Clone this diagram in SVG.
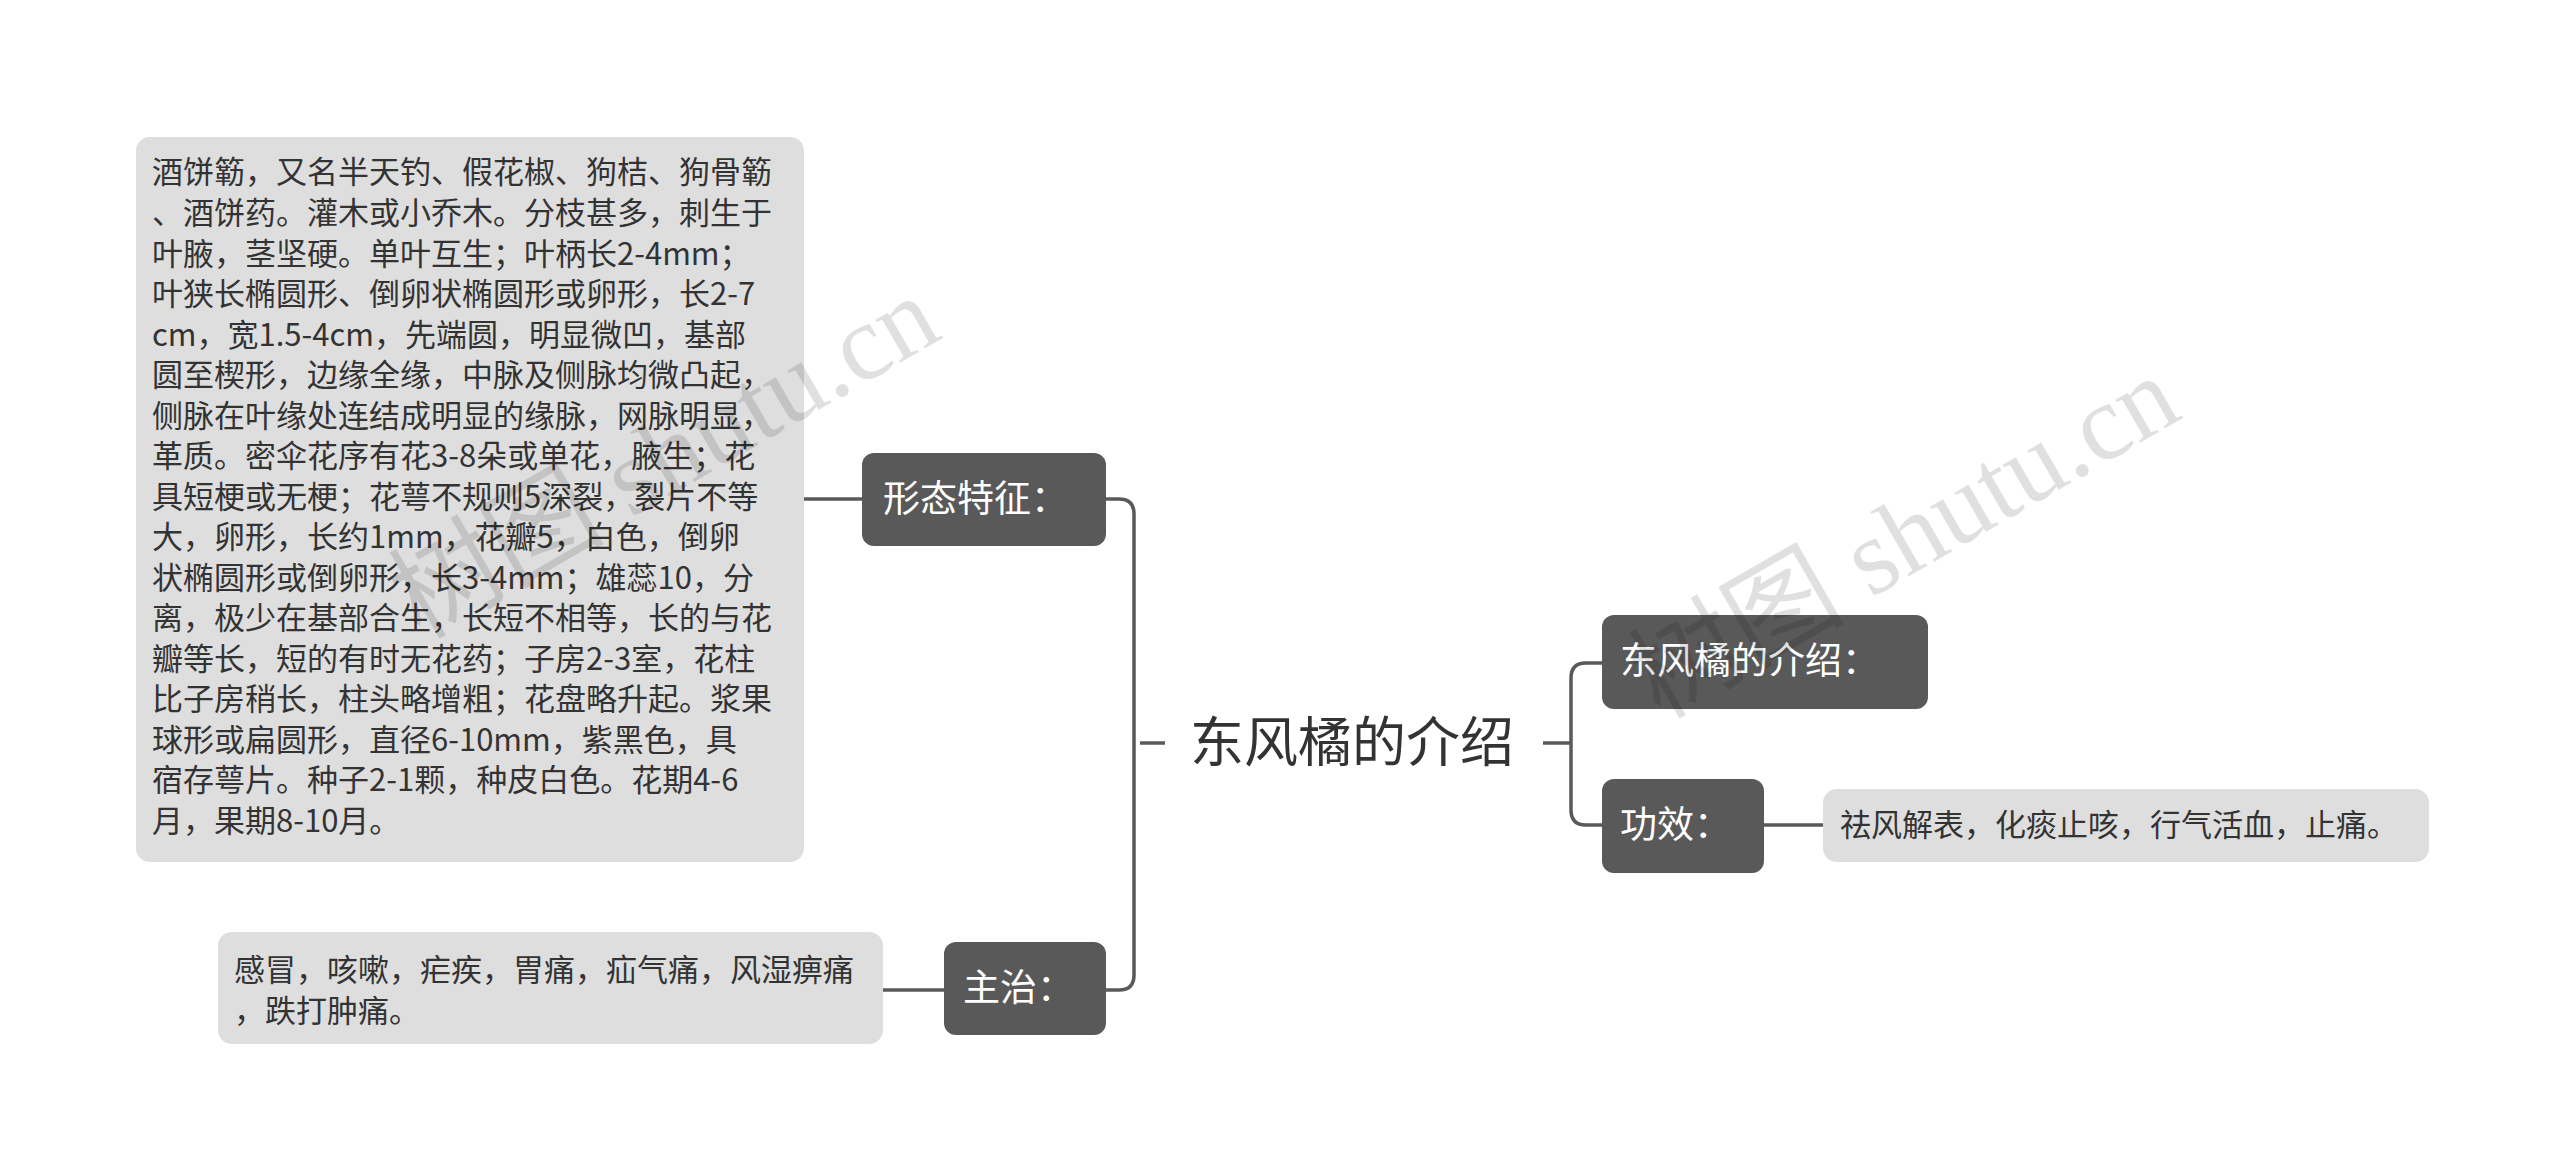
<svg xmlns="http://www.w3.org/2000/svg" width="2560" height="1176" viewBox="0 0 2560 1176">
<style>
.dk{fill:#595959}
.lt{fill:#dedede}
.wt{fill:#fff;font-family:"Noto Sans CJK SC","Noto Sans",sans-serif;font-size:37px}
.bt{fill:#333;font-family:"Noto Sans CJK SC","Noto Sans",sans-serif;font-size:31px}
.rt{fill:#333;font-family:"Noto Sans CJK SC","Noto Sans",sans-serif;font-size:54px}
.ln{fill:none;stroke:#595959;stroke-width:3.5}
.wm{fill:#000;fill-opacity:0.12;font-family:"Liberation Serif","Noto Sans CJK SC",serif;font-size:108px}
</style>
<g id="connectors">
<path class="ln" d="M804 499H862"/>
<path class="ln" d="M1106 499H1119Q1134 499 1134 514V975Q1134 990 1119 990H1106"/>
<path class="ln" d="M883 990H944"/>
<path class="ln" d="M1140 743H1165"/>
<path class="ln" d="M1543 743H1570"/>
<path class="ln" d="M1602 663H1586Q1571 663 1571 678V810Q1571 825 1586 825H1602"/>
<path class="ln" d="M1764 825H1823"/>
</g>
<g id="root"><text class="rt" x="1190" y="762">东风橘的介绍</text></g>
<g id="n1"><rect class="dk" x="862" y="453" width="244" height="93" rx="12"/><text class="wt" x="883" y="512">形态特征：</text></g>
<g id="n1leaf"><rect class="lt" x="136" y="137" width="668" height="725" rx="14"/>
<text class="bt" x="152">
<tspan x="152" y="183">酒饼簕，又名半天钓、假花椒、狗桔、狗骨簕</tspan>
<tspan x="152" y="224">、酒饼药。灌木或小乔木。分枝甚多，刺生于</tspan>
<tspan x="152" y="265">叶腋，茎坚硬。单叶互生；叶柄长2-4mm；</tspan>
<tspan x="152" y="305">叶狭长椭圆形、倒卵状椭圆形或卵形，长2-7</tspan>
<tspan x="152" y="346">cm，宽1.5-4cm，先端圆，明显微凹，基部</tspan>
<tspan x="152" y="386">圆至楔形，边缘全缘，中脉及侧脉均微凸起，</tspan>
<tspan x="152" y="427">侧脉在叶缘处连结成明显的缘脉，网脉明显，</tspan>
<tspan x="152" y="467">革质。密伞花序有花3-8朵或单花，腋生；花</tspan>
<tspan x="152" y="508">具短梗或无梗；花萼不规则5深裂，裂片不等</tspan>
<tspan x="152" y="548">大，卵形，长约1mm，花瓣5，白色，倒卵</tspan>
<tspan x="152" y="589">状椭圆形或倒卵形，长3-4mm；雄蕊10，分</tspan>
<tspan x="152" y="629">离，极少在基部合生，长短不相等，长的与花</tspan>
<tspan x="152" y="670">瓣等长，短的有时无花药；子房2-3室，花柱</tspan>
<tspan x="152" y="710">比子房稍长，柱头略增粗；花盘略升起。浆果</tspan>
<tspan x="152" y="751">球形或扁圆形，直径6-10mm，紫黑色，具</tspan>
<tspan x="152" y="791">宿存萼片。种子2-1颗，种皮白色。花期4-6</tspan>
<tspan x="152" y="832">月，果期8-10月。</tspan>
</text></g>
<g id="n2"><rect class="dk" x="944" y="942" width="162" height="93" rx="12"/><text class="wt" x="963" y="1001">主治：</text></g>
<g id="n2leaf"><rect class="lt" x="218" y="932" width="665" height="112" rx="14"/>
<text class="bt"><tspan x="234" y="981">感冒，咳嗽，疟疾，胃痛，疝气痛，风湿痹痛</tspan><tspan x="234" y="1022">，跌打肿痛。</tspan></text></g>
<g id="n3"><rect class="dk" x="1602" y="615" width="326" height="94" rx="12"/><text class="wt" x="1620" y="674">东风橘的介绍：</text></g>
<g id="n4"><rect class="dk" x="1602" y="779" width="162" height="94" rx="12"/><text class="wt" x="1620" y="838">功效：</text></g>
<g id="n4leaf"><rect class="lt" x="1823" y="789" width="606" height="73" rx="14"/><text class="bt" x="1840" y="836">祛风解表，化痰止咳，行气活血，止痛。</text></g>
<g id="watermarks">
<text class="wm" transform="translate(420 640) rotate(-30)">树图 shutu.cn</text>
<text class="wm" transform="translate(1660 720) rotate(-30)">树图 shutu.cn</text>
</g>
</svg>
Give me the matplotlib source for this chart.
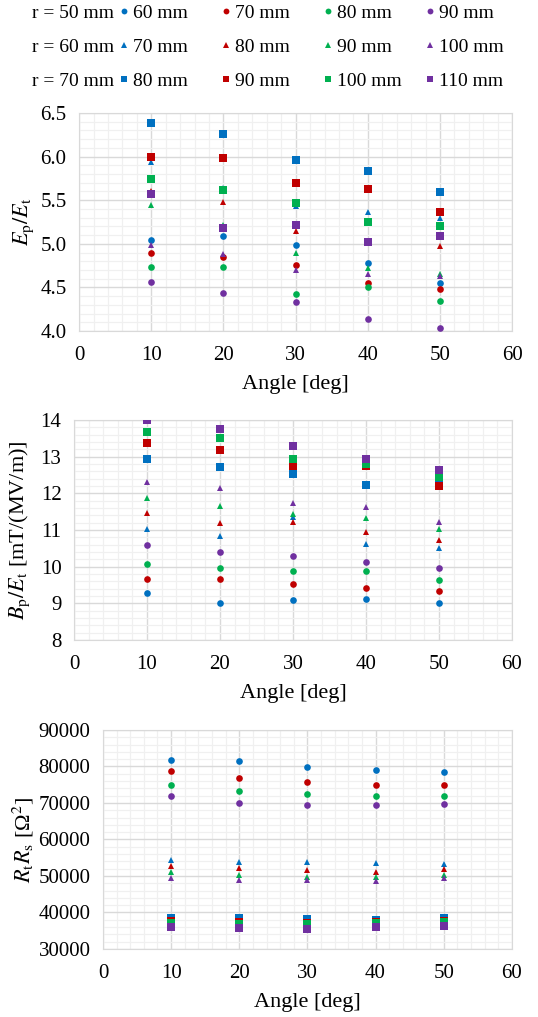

■ **TASK REQUIREMENTS**: Exactly as written, return every line of the listing, but not the pictures.

■ **WRITTEN ANSWER**:
Clone this diagram in SVG.
<svg xmlns="http://www.w3.org/2000/svg" width="2560" height="1176" viewBox="0 0 2560 1176">
<style>
.dk{fill:#595959}
.lt{fill:#dedede}
.wt{fill:#fff;font-family:"Noto Sans CJK SC","Noto Sans",sans-serif;font-size:37px}
.bt{fill:#333;font-family:"Noto Sans CJK SC","Noto Sans",sans-serif;font-size:31px}
.rt{fill:#333;font-family:"Noto Sans CJK SC","Noto Sans",sans-serif;font-size:54px}
.ln{fill:none;stroke:#595959;stroke-width:3.5}
.wm{fill:#000;fill-opacity:0.12;font-family:"Liberation Serif","Noto Sans CJK SC",serif;font-size:108px}
</style>
<g id="connectors">
<path class="ln" d="M804 499H862"/>
<path class="ln" d="M1106 499H1119Q1134 499 1134 514V975Q1134 990 1119 990H1106"/>
<path class="ln" d="M883 990H944"/>
<path class="ln" d="M1140 743H1165"/>
<path class="ln" d="M1543 743H1570"/>
<path class="ln" d="M1602 663H1586Q1571 663 1571 678V810Q1571 825 1586 825H1602"/>
<path class="ln" d="M1764 825H1823"/>
</g>
<g id="root"><text class="rt" x="1190" y="762">东风橘的介绍</text></g>
<g id="n1"><rect class="dk" x="862" y="453" width="244" height="93" rx="12"/><text class="wt" x="883" y="512">形态特征：</text></g>
<g id="n1leaf"><rect class="lt" x="136" y="137" width="668" height="725" rx="14"/>
<text class="bt" x="152">
<tspan x="152" y="183">酒饼簕，又名半天钓、假花椒、狗桔、狗骨簕</tspan>
<tspan x="152" y="224">、酒饼药。灌木或小乔木。分枝甚多，刺生于</tspan>
<tspan x="152" y="265">叶腋，茎坚硬。单叶互生；叶柄长2-4mm；</tspan>
<tspan x="152" y="305">叶狭长椭圆形、倒卵状椭圆形或卵形，长2-7</tspan>
<tspan x="152" y="346">cm，宽1.5-4cm，先端圆，明显微凹，基部</tspan>
<tspan x="152" y="386">圆至楔形，边缘全缘，中脉及侧脉均微凸起，</tspan>
<tspan x="152" y="427">侧脉在叶缘处连结成明显的缘脉，网脉明显，</tspan>
<tspan x="152" y="467">革质。密伞花序有花3-8朵或单花，腋生；花</tspan>
<tspan x="152" y="508">具短梗或无梗；花萼不规则5深裂，裂片不等</tspan>
<tspan x="152" y="548">大，卵形，长约1mm，花瓣5，白色，倒卵</tspan>
<tspan x="152" y="589">状椭圆形或倒卵形，长3-4mm；雄蕊10，分</tspan>
<tspan x="152" y="629">离，极少在基部合生，长短不相等，长的与花</tspan>
<tspan x="152" y="670">瓣等长，短的有时无花药；子房2-3室，花柱</tspan>
<tspan x="152" y="710">比子房稍长，柱头略增粗；花盘略升起。浆果</tspan>
<tspan x="152" y="751">球形或扁圆形，直径6-10mm，紫黑色，具</tspan>
<tspan x="152" y="791">宿存萼片。种子2-1颗，种皮白色。花期4-6</tspan>
<tspan x="152" y="832">月，果期8-10月。</tspan>
</text></g>
<g id="n2"><rect class="dk" x="944" y="942" width="162" height="93" rx="12"/><text class="wt" x="963" y="1001">主治：</text></g>
<g id="n2leaf"><rect class="lt" x="218" y="932" width="665" height="112" rx="14"/>
<text class="bt"><tspan x="234" y="981">感冒，咳嗽，疟疾，胃痛，疝气痛，风湿痹痛</tspan><tspan x="234" y="1022">，跌打肿痛。</tspan></text></g>
<g id="n3"><rect class="dk" x="1602" y="615" width="326" height="94" rx="12"/><text class="wt" x="1620" y="674">东风橘的介绍：</text></g>
<g id="n4"><rect class="dk" x="1602" y="779" width="162" height="94" rx="12"/><text class="wt" x="1620" y="838">功效：</text></g>
<g id="n4leaf"><rect class="lt" x="1823" y="789" width="606" height="73" rx="14"/><text class="bt" x="1840" y="836">祛风解表，化痰止咳，行气活血，止痛。</text></g>
<g id="watermarks">
<text class="wm" transform="translate(420 640) rotate(-30)">树图 shutu.cn</text>
<text class="wm" transform="translate(1660 720) rotate(-30)">树图 shutu.cn</text>
</g>
</svg>
Give me the matplotlib source for this chart.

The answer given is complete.